_WORK REQUIRED_: Omit the pictures and output exactly the lines from the start of the entries through the line containing "const pdgfTicks = [0, 0.1, 0.2, 0.3, 0.4, 0.5];".
═══
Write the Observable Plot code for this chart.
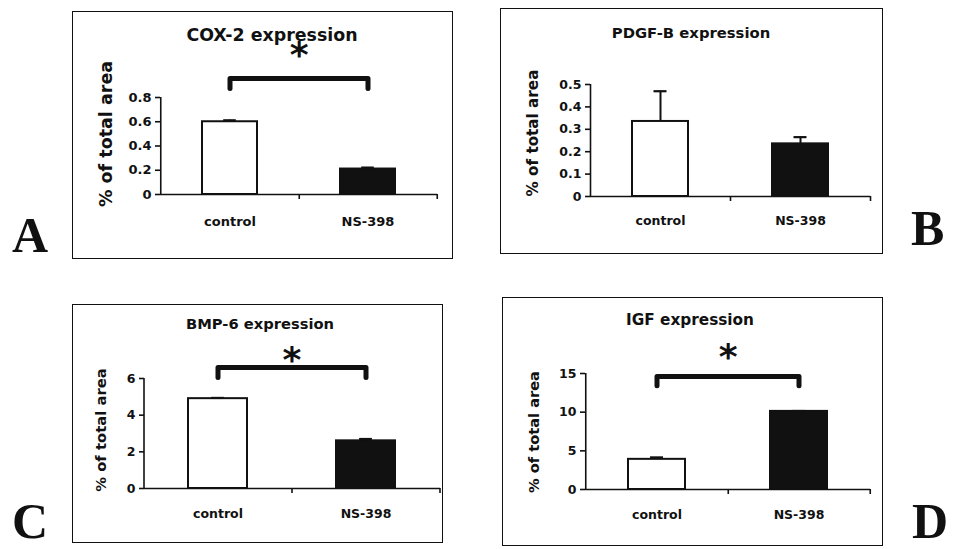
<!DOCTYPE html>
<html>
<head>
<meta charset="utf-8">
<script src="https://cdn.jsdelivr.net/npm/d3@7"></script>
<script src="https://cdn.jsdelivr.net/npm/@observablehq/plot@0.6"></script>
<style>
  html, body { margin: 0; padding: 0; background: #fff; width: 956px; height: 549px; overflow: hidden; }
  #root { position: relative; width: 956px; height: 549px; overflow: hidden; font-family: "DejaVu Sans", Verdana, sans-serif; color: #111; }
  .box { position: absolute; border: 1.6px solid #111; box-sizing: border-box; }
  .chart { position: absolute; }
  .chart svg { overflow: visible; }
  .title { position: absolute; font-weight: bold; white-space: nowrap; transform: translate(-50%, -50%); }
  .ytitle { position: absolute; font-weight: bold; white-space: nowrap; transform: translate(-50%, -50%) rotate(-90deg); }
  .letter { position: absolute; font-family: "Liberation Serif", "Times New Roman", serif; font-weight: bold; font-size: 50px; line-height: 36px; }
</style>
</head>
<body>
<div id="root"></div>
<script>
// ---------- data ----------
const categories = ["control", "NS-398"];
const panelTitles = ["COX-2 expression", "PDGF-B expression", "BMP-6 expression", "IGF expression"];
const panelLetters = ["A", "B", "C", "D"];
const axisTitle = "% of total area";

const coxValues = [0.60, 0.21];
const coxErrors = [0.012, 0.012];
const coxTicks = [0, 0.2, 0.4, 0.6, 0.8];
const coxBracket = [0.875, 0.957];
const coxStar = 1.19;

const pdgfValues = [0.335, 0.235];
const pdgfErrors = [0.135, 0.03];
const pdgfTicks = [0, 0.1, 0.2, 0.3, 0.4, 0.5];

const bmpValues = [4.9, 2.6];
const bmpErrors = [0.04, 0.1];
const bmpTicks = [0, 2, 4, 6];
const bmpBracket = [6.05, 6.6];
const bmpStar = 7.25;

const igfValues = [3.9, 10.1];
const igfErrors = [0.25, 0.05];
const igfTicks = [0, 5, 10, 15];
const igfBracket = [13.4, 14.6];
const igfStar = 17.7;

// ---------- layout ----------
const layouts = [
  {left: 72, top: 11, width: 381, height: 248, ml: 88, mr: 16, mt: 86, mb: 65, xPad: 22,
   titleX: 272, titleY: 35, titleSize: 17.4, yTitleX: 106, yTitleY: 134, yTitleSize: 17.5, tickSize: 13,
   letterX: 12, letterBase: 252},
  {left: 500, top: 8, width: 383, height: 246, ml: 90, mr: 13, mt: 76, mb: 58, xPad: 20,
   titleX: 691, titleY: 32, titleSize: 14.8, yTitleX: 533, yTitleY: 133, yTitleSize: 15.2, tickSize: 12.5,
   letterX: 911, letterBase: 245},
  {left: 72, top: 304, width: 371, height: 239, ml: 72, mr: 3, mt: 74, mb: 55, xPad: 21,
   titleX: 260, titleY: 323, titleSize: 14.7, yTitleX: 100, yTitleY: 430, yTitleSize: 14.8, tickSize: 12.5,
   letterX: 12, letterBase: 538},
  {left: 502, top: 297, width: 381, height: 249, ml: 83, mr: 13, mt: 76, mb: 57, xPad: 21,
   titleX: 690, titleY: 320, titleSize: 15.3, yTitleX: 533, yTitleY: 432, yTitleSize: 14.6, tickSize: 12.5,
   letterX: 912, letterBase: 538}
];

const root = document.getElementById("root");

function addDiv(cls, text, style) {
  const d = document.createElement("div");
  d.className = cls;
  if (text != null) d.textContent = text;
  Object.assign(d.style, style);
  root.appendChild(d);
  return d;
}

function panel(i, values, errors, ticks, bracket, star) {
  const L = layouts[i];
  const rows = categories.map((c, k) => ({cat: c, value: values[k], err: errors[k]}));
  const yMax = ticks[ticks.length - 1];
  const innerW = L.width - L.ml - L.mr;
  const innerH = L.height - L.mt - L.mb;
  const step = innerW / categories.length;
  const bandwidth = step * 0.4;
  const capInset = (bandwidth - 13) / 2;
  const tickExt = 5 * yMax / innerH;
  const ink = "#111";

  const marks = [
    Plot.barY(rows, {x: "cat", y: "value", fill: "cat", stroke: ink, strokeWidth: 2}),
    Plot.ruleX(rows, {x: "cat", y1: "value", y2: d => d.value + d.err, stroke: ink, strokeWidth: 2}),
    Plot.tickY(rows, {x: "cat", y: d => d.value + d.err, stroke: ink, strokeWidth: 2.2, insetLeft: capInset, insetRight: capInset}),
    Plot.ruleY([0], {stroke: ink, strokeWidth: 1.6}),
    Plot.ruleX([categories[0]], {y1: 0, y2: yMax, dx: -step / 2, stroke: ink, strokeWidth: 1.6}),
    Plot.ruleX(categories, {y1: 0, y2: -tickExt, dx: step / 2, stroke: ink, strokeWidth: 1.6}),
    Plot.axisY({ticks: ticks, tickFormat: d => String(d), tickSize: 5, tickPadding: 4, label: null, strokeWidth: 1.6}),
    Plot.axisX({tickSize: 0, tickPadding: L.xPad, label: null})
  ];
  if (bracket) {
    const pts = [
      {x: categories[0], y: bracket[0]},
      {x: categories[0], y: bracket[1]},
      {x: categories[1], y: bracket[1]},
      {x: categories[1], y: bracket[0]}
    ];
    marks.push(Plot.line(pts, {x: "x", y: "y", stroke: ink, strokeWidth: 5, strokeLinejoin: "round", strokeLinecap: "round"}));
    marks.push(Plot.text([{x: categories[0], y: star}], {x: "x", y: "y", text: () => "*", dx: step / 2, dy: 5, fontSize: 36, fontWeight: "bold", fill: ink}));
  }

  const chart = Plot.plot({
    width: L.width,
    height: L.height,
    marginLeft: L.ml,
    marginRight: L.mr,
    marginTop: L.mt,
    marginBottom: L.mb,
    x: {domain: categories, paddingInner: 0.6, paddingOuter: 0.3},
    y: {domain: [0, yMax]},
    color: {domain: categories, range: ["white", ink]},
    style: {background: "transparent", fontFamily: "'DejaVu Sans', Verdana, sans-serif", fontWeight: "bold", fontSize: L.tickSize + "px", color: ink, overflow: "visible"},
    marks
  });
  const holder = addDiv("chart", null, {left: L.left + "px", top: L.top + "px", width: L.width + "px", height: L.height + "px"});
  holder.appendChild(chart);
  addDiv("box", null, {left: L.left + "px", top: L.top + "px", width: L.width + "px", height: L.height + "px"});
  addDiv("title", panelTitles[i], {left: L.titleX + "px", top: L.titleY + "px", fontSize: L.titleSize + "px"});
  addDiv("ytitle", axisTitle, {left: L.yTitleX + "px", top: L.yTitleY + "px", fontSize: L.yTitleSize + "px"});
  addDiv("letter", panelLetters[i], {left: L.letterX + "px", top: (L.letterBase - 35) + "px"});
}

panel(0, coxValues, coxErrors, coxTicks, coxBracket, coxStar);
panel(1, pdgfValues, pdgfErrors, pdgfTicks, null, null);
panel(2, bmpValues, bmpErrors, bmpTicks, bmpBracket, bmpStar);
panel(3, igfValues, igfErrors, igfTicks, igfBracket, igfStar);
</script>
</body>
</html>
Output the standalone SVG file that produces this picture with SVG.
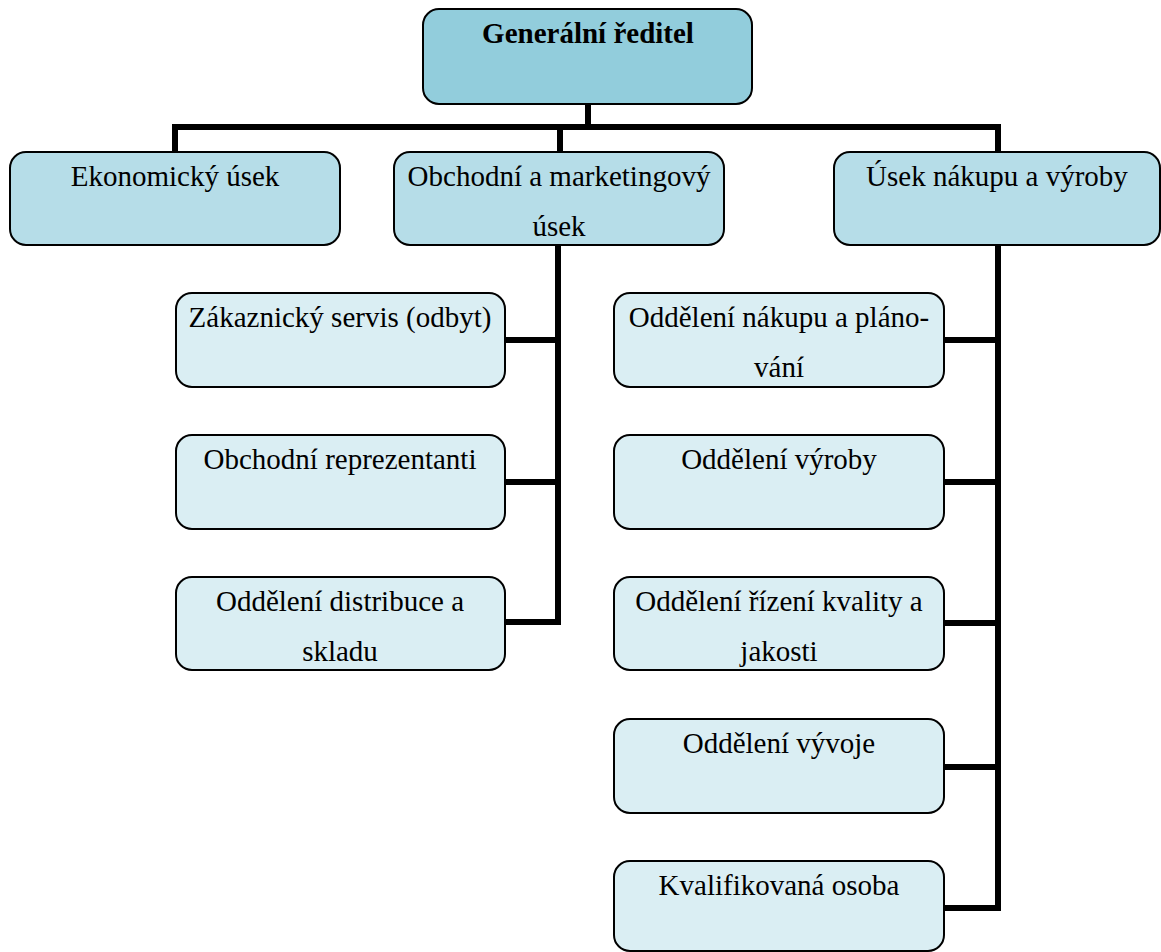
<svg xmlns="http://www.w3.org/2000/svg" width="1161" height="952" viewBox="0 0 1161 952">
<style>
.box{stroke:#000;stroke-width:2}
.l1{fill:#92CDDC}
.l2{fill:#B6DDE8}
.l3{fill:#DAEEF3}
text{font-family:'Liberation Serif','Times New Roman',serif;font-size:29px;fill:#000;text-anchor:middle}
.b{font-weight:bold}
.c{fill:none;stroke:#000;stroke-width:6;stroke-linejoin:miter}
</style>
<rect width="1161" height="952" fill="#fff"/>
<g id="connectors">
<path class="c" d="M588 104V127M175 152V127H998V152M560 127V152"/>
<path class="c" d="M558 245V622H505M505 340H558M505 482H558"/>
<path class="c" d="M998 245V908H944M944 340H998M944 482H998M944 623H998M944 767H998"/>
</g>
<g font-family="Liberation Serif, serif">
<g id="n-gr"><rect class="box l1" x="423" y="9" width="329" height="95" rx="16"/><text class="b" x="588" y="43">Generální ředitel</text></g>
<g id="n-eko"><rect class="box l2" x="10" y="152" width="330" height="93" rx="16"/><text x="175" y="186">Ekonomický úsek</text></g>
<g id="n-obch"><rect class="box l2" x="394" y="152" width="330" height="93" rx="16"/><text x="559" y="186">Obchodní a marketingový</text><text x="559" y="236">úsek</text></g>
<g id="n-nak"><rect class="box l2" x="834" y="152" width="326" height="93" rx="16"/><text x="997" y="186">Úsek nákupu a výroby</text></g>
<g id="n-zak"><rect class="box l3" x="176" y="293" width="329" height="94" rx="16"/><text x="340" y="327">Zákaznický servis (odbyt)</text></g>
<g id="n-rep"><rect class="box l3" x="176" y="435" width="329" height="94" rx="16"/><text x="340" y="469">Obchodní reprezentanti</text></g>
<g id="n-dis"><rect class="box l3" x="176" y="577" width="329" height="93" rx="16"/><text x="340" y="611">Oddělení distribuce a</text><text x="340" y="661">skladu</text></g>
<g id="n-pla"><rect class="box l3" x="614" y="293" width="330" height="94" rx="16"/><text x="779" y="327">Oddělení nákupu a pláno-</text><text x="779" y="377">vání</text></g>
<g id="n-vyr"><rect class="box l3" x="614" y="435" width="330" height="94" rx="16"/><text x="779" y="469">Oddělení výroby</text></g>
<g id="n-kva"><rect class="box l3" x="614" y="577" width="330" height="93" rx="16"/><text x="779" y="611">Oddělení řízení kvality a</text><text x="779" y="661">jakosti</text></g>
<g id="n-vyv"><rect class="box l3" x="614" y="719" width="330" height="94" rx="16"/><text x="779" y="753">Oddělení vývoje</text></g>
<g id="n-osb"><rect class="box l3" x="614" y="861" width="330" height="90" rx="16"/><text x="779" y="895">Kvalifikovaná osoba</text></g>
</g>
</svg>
═══
_WRITTEN RESPONSE_:
Write the Observable Plot code for this chart.
<!DOCTYPE html>
<html>
<head>
<meta charset="utf-8">
<script src="https://cdn.jsdelivr.net/npm/d3@7"></script>
<script src="https://cdn.jsdelivr.net/npm/@observablehq/plot@0.6"></script>
<style>
  html, body { margin: 0; padding: 0; background: #fff; width: 956px; height: 549px; overflow: hidden; }
  #root { position: relative; width: 956px; height: 549px; overflow: hidden; font-family: "DejaVu Sans", Verdana, sans-serif; color: #111; }
  .box { position: absolute; border: 1.6px solid #111; box-sizing: border-box; }
  .chart { position: absolute; }
  .chart svg { overflow: visible; }
  .title { position: absolute; font-weight: bold; white-space: nowrap; transform: translate(-50%, -50%); }
  .ytitle { position: absolute; font-weight: bold; white-space: nowrap; transform: translate(-50%, -50%) rotate(-90deg); }
  .letter { position: absolute; font-family: "Liberation Serif", "Times New Roman", serif; font-weight: bold; font-size: 50px; line-height: 36px; }
</style>
</head>
<body>
<div id="root"></div>
<script>
// ---------- data ----------
const categories = ["control", "NS-398"];
const panelTitles = ["COX-2 expression", "PDGF-B expression", "BMP-6 expression", "IGF expression"];
const panelLetters = ["A", "B", "C", "D"];
const axisTitle = "% of total area";

const coxValues = [0.60, 0.21];
const coxErrors = [0.012, 0.012];
const coxTicks = [0, 0.2, 0.4, 0.6, 0.8];
const coxBracket = [0.875, 0.957];
const coxStar = 1.19;

const pdgfValues = [0.335, 0.235];
const pdgfErrors = [0.135, 0.03];
const pdgfTicks = [0, 0.1, 0.2, 0.3, 0.4, 0.5];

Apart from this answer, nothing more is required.